Current Political Mudslinging Now Reduced to “You Hacked My Website!”

Stanford Advocate: “Democratic Sen. Joe Lieberman, locked in a battle with an anti-war challenger in the nation’s most closely watched primary race Tuesday, accused his opponent’s supporters of hacking his campaign Web site and e-mail system.”

The MeFites have plenty of evidence suggesting that this wasn’t a DoS attack. It may be possible that Joe didn’t pay his bills.

Meanwhle, the Lamont campaign has offered to send in their tech guy to fix the Leiberman website problem and offers a cached link to Leiberman at the top of the page. On a microcosmic level, I ask the Connecticut voters to consider this: would you prefer a man who freaks out, makes accusations and calls the DA when he can’t figure out his website problems or a man who offers to fix his competitor’s website as your Senator?

[RELATED: These signs are hilarious.]

1 Comments

  1. The latest, or second latest–I forget–New Yorker has an article about wikipedia (as does the latest atlantic monthly!), and it mentions that there have been times when the entire House of Representatives has had to ban themselves from wikipedia because members keep attempting to use it to rewrite their voting histories, and to erase mentions of failed campaign promises.

    Actually, here’s the link and a quote:
    Can Wikipedia conquer expertise?

    Pettiness, idiocy, and vulgarity are regular features of the site.
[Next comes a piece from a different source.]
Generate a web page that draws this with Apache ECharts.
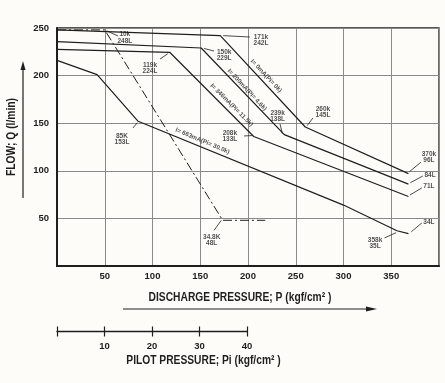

Nothing about high-minded collaboration guarantees accuracy, and open editing invites abuse. Senators and congressmen have been caught tampering with their entries; the entire House of Representatives has been banned from Wikipedia several times. (It is not subtle to change Senator Robert Byrd’s age from eighty-eight to a hundred and eighty. It is subtler to sanitize one’s voting record in order to distance oneself from an unpopular President, or to delete broken campaign promises.)